使用Pandas進行數據清理的入門示例詳情 - 機器學習,python,pandas,數據清洗 deephub 博客

數據清理是數據分析過程中的關鍵步驟，它涉及識別缺失值、重複行、異常值和不正確的數據類型。獲得乾淨可靠的數據對於準確的分析和建模非常重要。

本文將介紹以下6個經常使用的數據清理操作：

檢查缺失值、檢查重複行、處理離羣值、檢查所有列的數據類型、刪除不必要的列、數據不一致處理

第一步，讓我們導入庫和數據集。

 # Import libraries
 import pandas as pd
 
 # Read data from a CSV file
 df = pd.read_csv('filename.csv')

檢查缺失值

isnull()

方法可以用於查看數據框或列中的缺失值。

 # Check for missing values in the dataframe
 df.isnull()
 
 # Check the number of missing values in the dataframe
 df.isnull().sum().sort_values(ascending=False)

 # Check for missing values in the 'Customer Zipcode' column
 df['Customer Zipcode'].isnull().sum()
 
 # Check what percentage of the data frame these 3 missing values ••represent
 print(f"3 missing values represents {(df['Customer Zipcode'].isnull().sum() / df.shape[0] * 100).round(4)}% of the rows in our DataFrame.")

Zipcode列中有3個缺失值

dropna()

可以刪除包含至少一個缺失值的任何行或列。

 # Drop all the rows where at least one element is missing
 df = df.dropna()    
 # or df.dropna(axis=0) **(axis=0 for rows and axis=1 for columns)
 
 # Note: inplace=True modifies the DataFrame rather than creating a new one
 df.dropna(inplace=True)
 
 # Drop all the columns where at least one element is missing
 df.dropna(axis=1, inplace=True)
 
 # Drop rows with missing values in specific columns
 df.dropna(subset = ['Additional Order items', 'Customer Zipcode'], inplace=True)

fillna()

也可以用更合適的值替換缺失的值，例如平均值、中位數或自定義值。

 # Fill missing values in the dataset with a specific value
 df = df.fillna(0)
 
 # Replace missing values in the dataset with median
 df = df.fillna(df.median())
 
 # Replace missing values in Order Quantity column with the mean of Order Quantities
 df['Order Quantity'].fillna(df["Order Quantity"].mean, inplace=True)

檢查重複行

duplicate()

方法可以查看重複的行。

 # Check duplicate rows
 df.duplicated()
 
 # Check the number of duplicate rows
 df.duplicated().sum()

drop_duplates()

可以使用這個方法刪除重複的行。

 # Drop duplicate rows (but only keep the first row)
 df = df.drop_duplicates(keep='first') #keep='first' / keep='last' / keep=False
 
 # Note: inplace=True modifies the DataFrame rather than creating a new one
 df.drop_duplicates(keep='first', inplace=True)

處理離羣值

異常值是可以顯著影響分析的極端值。
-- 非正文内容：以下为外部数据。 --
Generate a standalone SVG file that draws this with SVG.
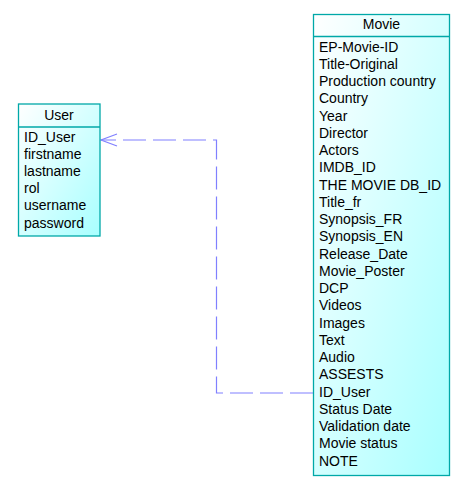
<svg xmlns="http://www.w3.org/2000/svg" width="464" height="496" viewBox="0 0 464 496">
<style>
.box{stroke:#00a8a8;stroke-width:1.3;}
.div{stroke:#00a8a8;stroke-width:1.3;}
text{font-family:"Liberation Sans",Arial,sans-serif;font-size:14px;fill:#000;}
.hd{text-anchor:middle;}
.conn{fill:none;stroke:#8080ff;stroke-width:1.2;}
</style>
<defs>
<linearGradient id="g" x1="0" y1="0" x2="1" y2="1">
<stop offset="0" stop-color="#ffffff"/>
<stop offset="1" stop-color="#a8ffff"/>
</linearGradient>
</defs>
<rect width="464" height="496" fill="#ffffff"/>
<g id="connectors">
<polyline class="conn" points="313,393 216.5,393 216.5,140 101,140" stroke-dasharray="23,7"/>
<polyline class="conn" points="117,134 101,140 117,146"/>
</g>
<g id="user">
<rect class="box" x="18.5" y="104" width="81.5" height="132" fill="url(#g)"/>
<line class="div" x1="18.5" y1="127" x2="100" y2="127"/>
<text class="hd" x="59" y="120">User</text>
<text x="24" y="141.5">ID_User</text>
<text x="24" y="158.7">firstname</text>
<text x="24" y="175.9">lastname</text>
<text x="24" y="193.1">rol</text>
<text x="24" y="210.3">username</text>
<text x="24" y="227.5">password</text>
</g>
<g id="movie">
<rect class="box" x="313.5" y="14.5" width="136" height="461" fill="url(#g)"/>
<line class="div" x1="313.5" y1="36.5" x2="449.5" y2="36.5"/>
<text class="hd" x="381.5" y="29">Movie</text>
<text x="319" y="51.7">EP-Movie-ID</text>
<text x="319" y="68.95">Title-Original</text>
<text x="319" y="86.2">Production country</text>
<text x="319" y="103.45">Country</text>
<text x="319" y="120.7">Year</text>
<text x="319" y="137.95">Director</text>
<text x="319" y="155.2">Actors</text>
<text x="319" y="172.45">IMDB_ID</text>
<text x="319" y="189.7">THE MOVIE DB_ID</text>
<text x="319" y="206.95">Title_fr</text>
<text x="319" y="224.2">Synopsis_FR</text>
<text x="319" y="241.45">Synopsis_EN</text>
<text x="319" y="258.7">Release_Date</text>
<text x="319" y="275.95">Movie_Poster</text>
<text x="319" y="293.2">DCP</text>
<text x="319" y="310.45">Videos</text>
<text x="319" y="327.7">Images</text>
<text x="319" y="344.95">Text</text>
<text x="319" y="362.2">Audio</text>
<text x="319" y="379.45">ASSESTS</text>
<text x="319" y="396.7">ID_User</text>
<text x="319" y="413.95">Status Date</text>
<text x="319" y="431.2">Validation date</text>
<text x="319" y="448.45">Movie status</text>
<text x="319" y="465.7">NOTE</text>
</g>
</svg>
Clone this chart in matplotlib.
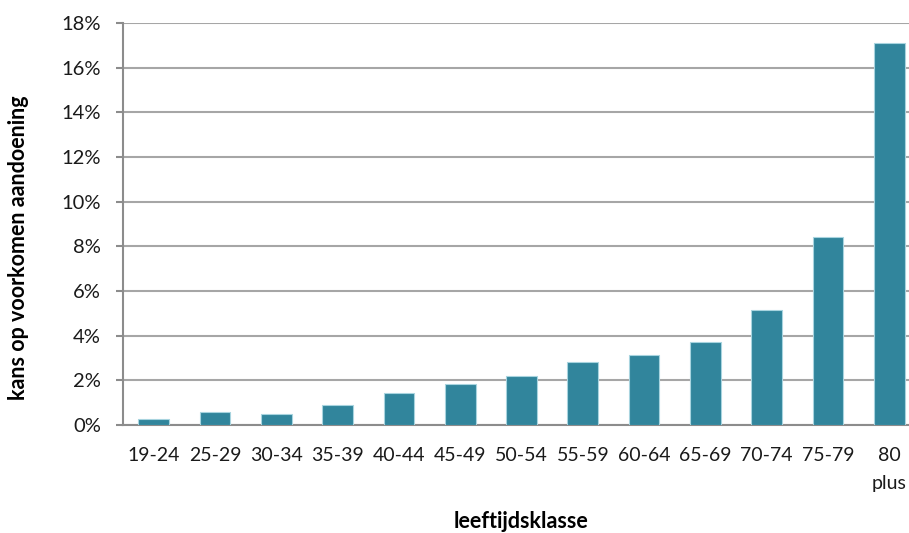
import matplotlib.pyplot as plt
from matplotlib.ticker import FuncFormatter

plt.rcParams['font.family'] = ['Lato', 'DejaVu Sans']

# leeftijdsklassen en kans op voorkomen aandoening (%)
klassen = ['19-24', '25-29', '30-34', '35-39', '40-44', '45-49', '50-54',
           '55-59', '60-64', '65-69', '70-74', '75-79', '80\nplus']
kans = [0.25, 0.57, 0.51, 0.90, 1.43, 1.82, 2.19, 2.82, 3.13, 3.70, 5.13, 8.40, 17.10]
yticks = [0, 2, 4, 6, 8, 10, 12, 14, 16, 18]

fig = plt.figure(figsize=(9.09, 5.33), dpi=100)
# plot area runs slightly past the right edge, like the original
ax = fig.add_axes([0.1353, 0.2026, 0.8768, 0.7542])

x = range(len(klassen))
ax.bar(x, kans, width=0.5, color='#31859C', edgecolor='#A8D4DF', linewidth=0.8, zorder=3)

ax.set_xlim(-0.5, len(klassen) - 0.5)
ax.set_ylim(0, 18)
ax.set_yticks(yticks)
ax.yaxis.set_major_formatter(FuncFormatter(lambda v, p: f'{v:.0f}%'))
ax.set_xticks(list(x))
ax.set_xticklabels(klassen, fontsize=14, color='#1a1a1a', linespacing=1.8)

ax.grid(axis='y', color='#A6A6A6', linewidth=1.5, zorder=0)
for s in ['top', 'right']:
    ax.spines[s].set_visible(False)
ax.spines['left'].set_color('#8C8C8C')
ax.spines['left'].set_linewidth(1.5)
ax.spines['bottom'].set_color('#8C8C8C')
ax.spines['bottom'].set_linewidth(1.5)
ax.tick_params(axis='y', length=5, width=1.5, color='#8C8C8C', labelsize=14.5, pad=11, labelcolor='#1a1a1a')
ax.tick_params(axis='x', length=0, pad=16)

fig.text(0.573, 0.022, 'leeftijdsklasse', ha='center', va='center', fontsize=15.5, fontweight='bold')
fig.text(0.02, 0.535, 'kans op voorkomen aandoening', ha='center', va='center',
         rotation=90, fontsize=15.5, fontweight='bold')

plt.savefig('out.png', dpi=100)
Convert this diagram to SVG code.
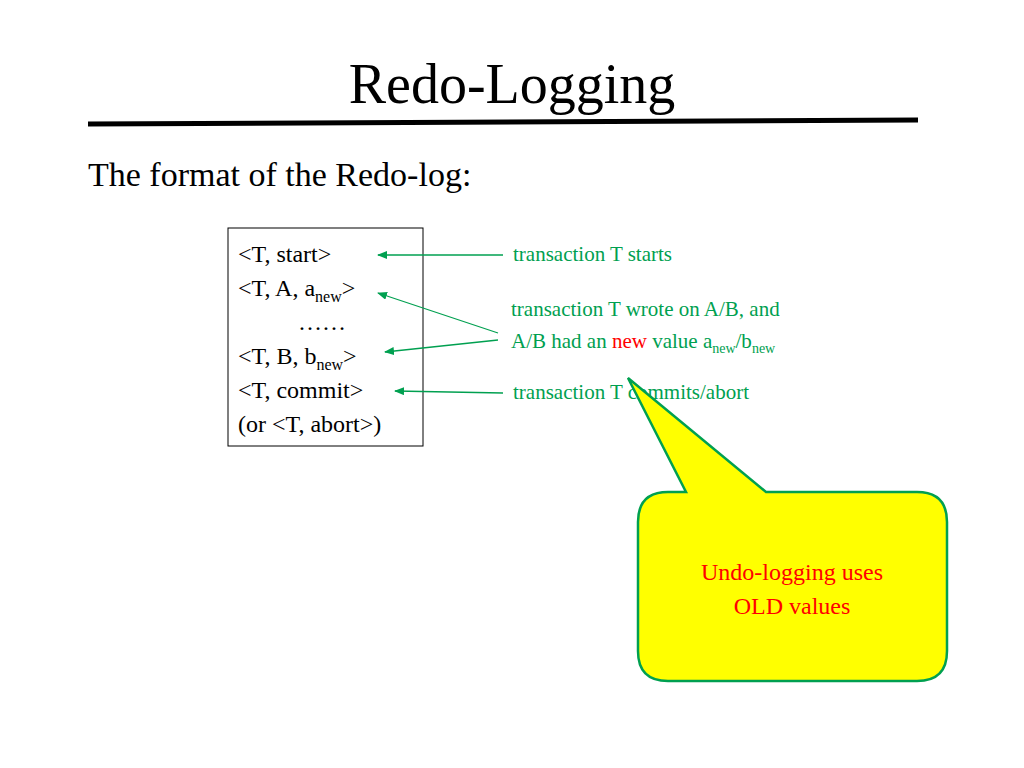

可以通過刪除它們或將它們轉換為更合適的值來處理它們。

describe()

的maximum和mean之類的信息可以幫助我們查找離羣值。

 # Get a statistics summary of the dataset
 df["Product Price"].describe()

max”值:1999。其他數值都不接近1999年，而平均值是146，所以可以確定1999是一個離羣值，需要處理

或者還可以繪製直方圖查看數據的分佈。

 plt.figure(figsize=(8, 6))
 df["Product Price"].hist(bins=100)

在直方圖中，可以看到大部分的價格數據都在0到500之間。

箱線圖在檢測異常值時也很有用。

 plt.figure(figsize=(6, 4))
 df.boxplot(column=['Product Price'])

可以看到價格列有多個離羣值數據點。(高於400的值)

檢查列的數據類型

info()

可以查看數據集中列的數據類型。

 # Provide a summary of dataset
 df.info()

to_datetime()

方法將列轉換為日期時間數據類型。

 # Convert data type of Order Date column to date
 df["Order Date"] = pd.to_datetime(df["Order Date"])

to_numeric()

可以將列轉換為數字數據類型(例如，整數或浮點數)。

 # Convert data type of Order Quantity column to numeric data type
 df["Order Quantity"] = pd.to_numeric(df["Order Quantity"])

to_timedelta()

方法將列轉換為timedelta數據類型，如果值表示持續時間，可以使用這個函數

 # Convert data type of Duration column to timedelta type
 df["Duration "] = pd.to_timedelta(df["Duration"])

刪除不必要的列

drop()

方法用於從數據框中刪除指定的行或列。

 # Drop Order Region column
 # (axis=0 for rows and axis=1 for columns)
 df = df.drop('Order Region', axis=1)
 
 # Drop Order Region column without having to reassign df (using inplace=True)
 df.drop('Order Region', axis=1, inplace=True)
 
 # Drop by column number instead of by column label
 df = df.drop(df.columns[[0, 1, 3]], axis=1)  # df.columns is zero-based

數據不一致處理

數據不一致可能是由於格式或單位不同造成的。Pandas提供字符串方法來處理不一致的數據。

str.lower() & str.upper()

這兩個函數用於將字符串中的所有字符轉換為小寫或大寫。它有助於標準化DataFrame列中字符串的情況。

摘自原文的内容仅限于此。